### Your task
Both boundary lines count: repeat, exactly and alone, the lines from the one containing "Rebuild this chart" to the one containing "const xMax = 6.25;", with pictures left out.

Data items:
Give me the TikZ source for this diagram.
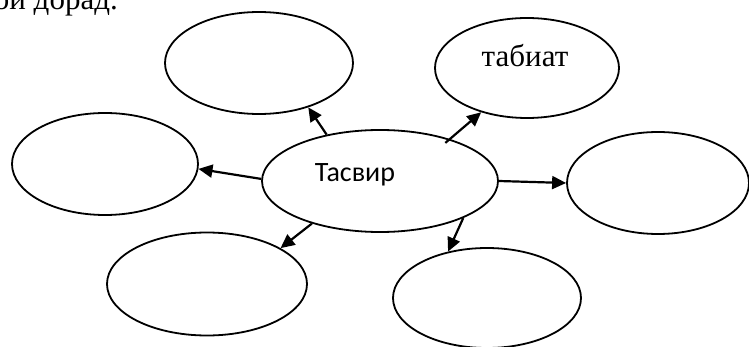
\documentclass[tikz,border=0pt]{standalone}
\usepackage{fontspec}
\setmainfont{Liberation Serif}
\newfontfamily\calib{Carlito}
\usetikzlibrary{shapes.geometric,arrows.meta}
\begin{document}
\begin{tikzpicture}[x=1pt,y=-1pt,
  bub/.style={ellipse,draw,line width=1.8pt,inner sep=0pt},
  arr/.style={line width=2.2pt,-{Triangle[length=14pt,width=13pt]}},
  lbl/.style={inner sep=0pt,anchor=base}]
\useasboundingbox (0,0) rectangle (749,347);
% top cut text
\node[inner sep=0pt,anchor=base east,font=\fontsize{31}{36}\selectfont] (top) at (118,10) {ои дорад.};
% ellipses
\node[bub,minimum width=236pt,minimum height=102pt] (E0) at (380,181) {};
\node[bub,minimum width=188pt,minimum height=102pt] (E1) at (259,63) {};
\node[bub,minimum width=184pt,minimum height=100pt] (E2) at (527,68) {};
\node[bub,minimum width=186pt,minimum height=102pt] (E3) at (105,164) {};
\node[bub,minimum width=200pt,minimum height=103pt] (E4) at (207,284) {};
\node[bub,minimum width=188pt,minimum height=100pt] (E5) at (487,298) {};
\node[bub,minimum width=182pt,minimum height=102pt] (E6) at (658,183) {};
% texts
\node[lbl,font=\calib\fontsize{28}{34}\selectfont] (t0) at (355,182) {Тасвир};
\node[lbl,font=\fontsize{31}{36}\selectfont] (t2) at (525,67) {табиат};
% arrows
\draw[arr] (E0.139.8) -- (E1.-42.5);
\draw[arr,shorten <=-6pt] (E0.31.9) -- (E2.224.4);
\draw[arr] (E0.179.5) -- (E3.-3);
\draw[arr] (E0.0) -- (E6.180);
\draw[arr] (E0.212.7) -- (E4.26);
\draw[arr] (E0.-24) -- (E5.130.7);
\end{tikzpicture}
\end{document}
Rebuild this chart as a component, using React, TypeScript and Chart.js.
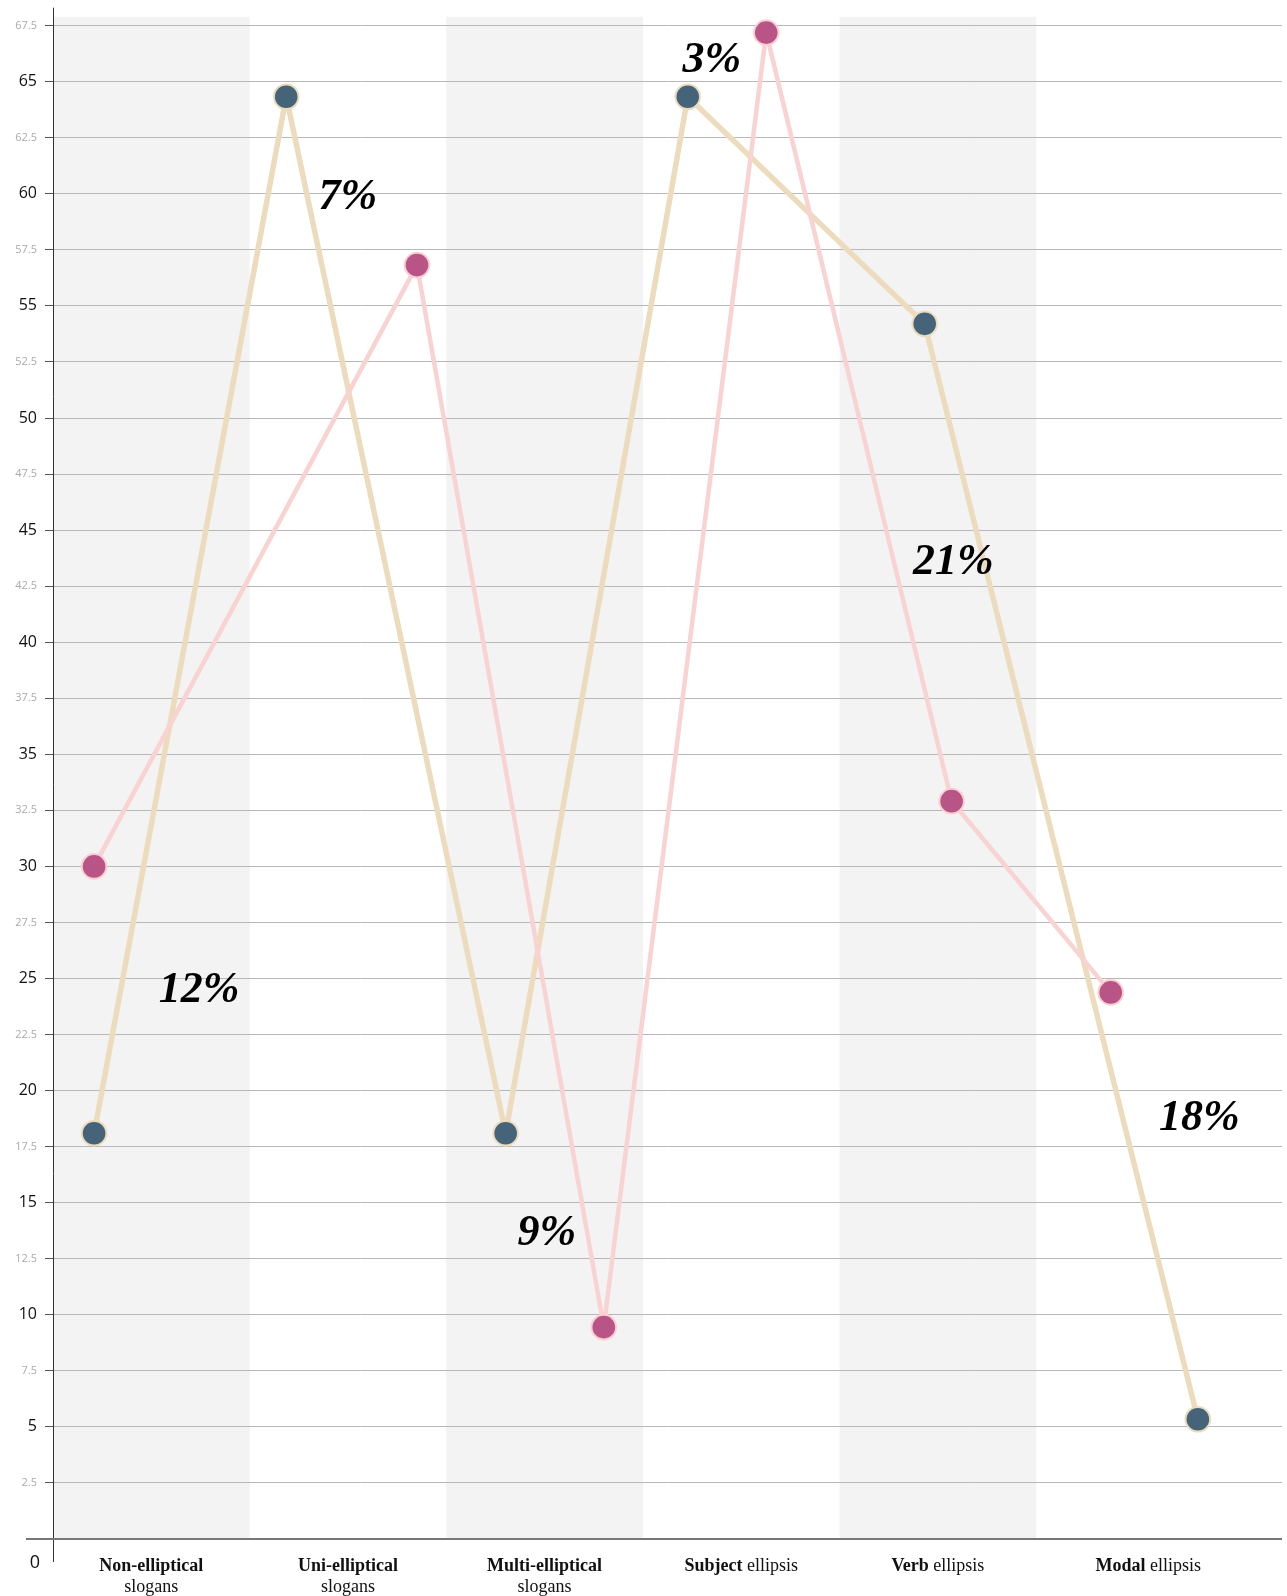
import React, { useEffect, useRef } from 'react';
import { Chart, registerables } from 'chart.js';

Chart.register(...registerables);

// ---- data ----
const categoryBold = ['Non-elliptical', 'Uni-elliptical', 'Multi-elliptical', 'Subject', 'Verb', 'Modal'];
const categoryRest = ['slogans', 'slogans', 'slogans', 'ellipsis', 'ellipsis', 'ellipsis'];
const categoryRestInline = [false, false, false, true, true, true];
const categoryLabelX = [0.5, 1.5, 2.5, 3.5, 4.5, 5.57];
const bandStarts = [0, 2, 4];

const tanX = [0.209, 1.186, 2.302, 3.228, 4.433, 5.822];
const tanY = [18.1, 64.33, 18.1, 64.33, 54.2, 5.34];
const pinkX = [0.209, 1.851, 2.801, 3.627, 4.57, 5.379];
const pinkY = [30, 56.82, 9.45, 67.19, 32.91, 24.38];

const annText = ['12%', '7%', '9%', '3%', '21%', '18%'];
const annX = [0.743, 1.499, 2.511, 3.351, 4.578, 5.83];
const annY = [23.95, 59.32, 13.11, 65.42, 43.04, 18.24];

const yTicks = [0, 2.5, 5, 7.5, 10, 12.5, 15, 17.5, 20, 22.5, 25, 27.5, 30, 32.5, 35, 37.5, 40, 42.5, 45, 47.5, 50, 52.5, 55, 57.5, 60, 62.5, 65, 67.5];
const yMax = 67.9;
const xMax = 6.25;

const SERIF = '"Liberation Serif", "Times New Roman", serif';
const SANS = '"Open Sans", "DejaVu Sans", sans-serif';

const decorPlugin = {
  id: 'decor',
  beforeDraw(chart: any) {
    const { ctx, chartArea } = chart;
    const xs = chart.scales.x;
    ctx.save();
    ctx.fillStyle = '#f3f3f3';
    bandStarts.forEach((b) => {
      const x0 = xs.getPixelForValue(b);
      const x1 = xs.getPixelForValue(b + 1);
      ctx.fillRect(x0, chartArea.top, x1 - x0, chartArea.bottom - chartArea.top);
    });
    ctx.restore();
  },
  afterDraw(chart: any) {
    const { ctx, chartArea } = chart;
    const xs = chart.scales.x;
    const ys = chart.scales.y;
    ctx.save();
    // y axis line
    ctx.strokeStyle = '#333';
    ctx.lineWidth = 1;
    ctx.beginPath();
    ctx.moveTo(chartArea.left + 0.5, chartArea.top - 9);
    ctx.lineTo(chartArea.left + 0.5, chartArea.bottom + 23);
    ctx.stroke();
    // x axis line
    const y0 = ys.getPixelForValue(0);
    ctx.strokeStyle = '#777';
    ctx.lineWidth = 2;
    ctx.beginPath();
    ctx.moveTo(26, y0);
    ctx.lineTo(chartArea.right, y0);
    ctx.stroke();
    // zero label
    ctx.fillStyle = '#111';
    ctx.font = `18px ${SANS}`;
    ctx.textAlign = 'center';
    ctx.textBaseline = 'alphabetic';
    ctx.fillText('0', 35, y0 + 29);
    // category labels
    categoryBold.forEach((bold, i) => {
      const cx = xs.getPixelForValue(categoryLabelX[i]);
      const base1 = y0 + 31.5;
      const base2 = y0 + 52.5;
      ctx.fillStyle = '#111';
      ctx.textAlign = 'left';
      const boldFont = `bold 18px ${SERIF}`;
      const regFont = `18px ${SERIF}`;
      if (categoryRestInline[i]) {
        ctx.font = boldFont;
        const wb = ctx.measureText(bold + ' ').width;
        ctx.font = regFont;
        const wr = ctx.measureText(categoryRest[i]).width;
        const start = cx - (wb + wr) / 2;
        ctx.font = boldFont;
        ctx.fillText(bold + ' ', start, base1);
        ctx.font = regFont;
        ctx.fillText(categoryRest[i], start + wb, base1);
      } else {
        ctx.textAlign = 'center';
        ctx.font = boldFont;
        ctx.fillText(bold, cx, base1);
        ctx.font = regFont;
        ctx.fillText(categoryRest[i], cx, base2);
      }
    });
    // percentage annotations
    ctx.fillStyle = '#000';
    ctx.font = `italic bold 44px ${SERIF}`;
    ctx.textAlign = 'center';
    ctx.textBaseline = 'alphabetic';
    annText.forEach((t, i) => {
      ctx.fillText(t, xs.getPixelForValue(annX[i]), ys.getPixelForValue(annY[i]));
    });
    ctx.restore();
  },
};

export default function App() {
  const ref = useRef<HTMLCanvasElement | null>(null);
  useEffect(() => {
    if (!ref.current) return;
    const chart = new Chart(ref.current, {
      type: 'line',
      data: {
        datasets: [
          {
            label: 'pink',
            data: pinkX.map((x, i) => ({ x, y: pinkY[i] })),
            borderColor: '#f9d2d2',
            borderWidth: 4.5,
            pointRadius: 12.3,
            pointBackgroundColor: '#b95487',
            pointBorderColor: '#f8cfd3',
            pointBorderWidth: 2,
            tension: 0,
            order: 0,
            clip: false,
          },
          {
            label: 'tan',
            data: tanX.map((x, i) => ({ x, y: tanY[i] })),
            borderColor: '#ecdcbd',
            borderWidth: 5.5,
            pointRadius: 12.3,
            pointBackgroundColor: '#456479',
            pointBorderColor: '#ecdcbd',
            pointBorderWidth: 2,
            tension: 0,
            order: 1,
            clip: false,
          },
        ],
      } as any,
      options: {
        animation: false,
        responsive: false,
        events: [],
        layout: { autoPadding: false, padding: { top: 16.7, right: 5, left: 0, bottom: 0 } },
        plugins: { legend: { display: false }, tooltip: { enabled: false } },
        scales: {
          x: {
            type: 'linear',
            min: 0,
            max: xMax,
            ticks: { display: false },
            grid: { display: false },
            border: { display: false },
            afterFit: (s: any) => {
              s.height = 57;
            },
          },
          y: {
            type: 'linear',
            min: 0,
            max: yMax,
            afterBuildTicks: (s: any) => {
              s.ticks = yTicks.map((v) => ({ value: v }));
            },
            afterFit: (s: any) => {
              s.width = 53;
            },
            border: { display: false },
            grid: {
              color: (c: any) => (c.tick && c.tick.value === 0 ? 'rgba(0,0,0,0)' : '#b8b8b8'),
              lineWidth: 1,
              tickLength: 8,
              tickColor: '#555',
              drawTicks: true,
            },
            ticks: {
              padding: 8,
              callback: (v: any) => (v === 0 ? '' : String(v)),
              font: (c: any) =>
                c.tick && c.tick.value % 5 === 0
                  ? { family: SANS, size: 16 }
                  : { family: SANS, size: 11 },
              color: (c: any) => (c.tick && c.tick.value % 5 === 0 ? '#111' : '#aaa'),
            },
          },
        },
      } as any,
      plugins: [decorPlugin],
    });
    return () => chart.destroy();
  }, []);
  return (
    <div style={{ position: 'absolute', left: 0, top: 0, width: 1287, height: 1596, background: '#fff' }}>
      <canvas ref={ref} width={1287} height={1596} style={{ width: 1287, height: 1596, display: 'block' }} />
    </div>
  );
}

### Final answer
Rebuild this chart as a component, using React, TypeScript and Chart.js.
import React, { useEffect, useRef } from 'react';
import { Chart, registerables } from 'chart.js';

Chart.register(...registerables);

// ---- data ----
const categoryBold = ['Non-elliptical', 'Uni-elliptical', 'Multi-elliptical', 'Subject', 'Verb', 'Modal'];
const categoryRest = ['slogans', 'slogans', 'slogans', 'ellipsis', 'ellipsis', 'ellipsis'];
const categoryRestInline = [false, false, false, true, true, true];
const categoryLabelX = [0.5, 1.5, 2.5, 3.5, 4.5, 5.57];
const bandStarts = [0, 2, 4];

const tanX = [0.209, 1.186, 2.302, 3.228, 4.433, 5.822];
const tanY = [18.1, 64.33, 18.1, 64.33, 54.2, 5.34];
const pinkX = [0.209, 1.851, 2.801, 3.627, 4.57, 5.379];
const pinkY = [30, 56.82, 9.45, 67.19, 32.91, 24.38];

const annText = ['12%', '7%', '9%', '3%', '21%', '18%'];
const annX = [0.743, 1.499, 2.511, 3.351, 4.578, 5.83];
const annY = [23.95, 59.32, 13.11, 65.42, 43.04, 18.24];

const yTicks = [0, 2.5, 5, 7.5, 10, 12.5, 15, 17.5, 20, 22.5, 25, 27.5, 30, 32.5, 35, 37.5, 40, 42.5, 45, 47.5, 50, 52.5, 55, 57.5, 60, 62.5, 65, 67.5];
const yMax = 67.9;
const xMax = 6.25;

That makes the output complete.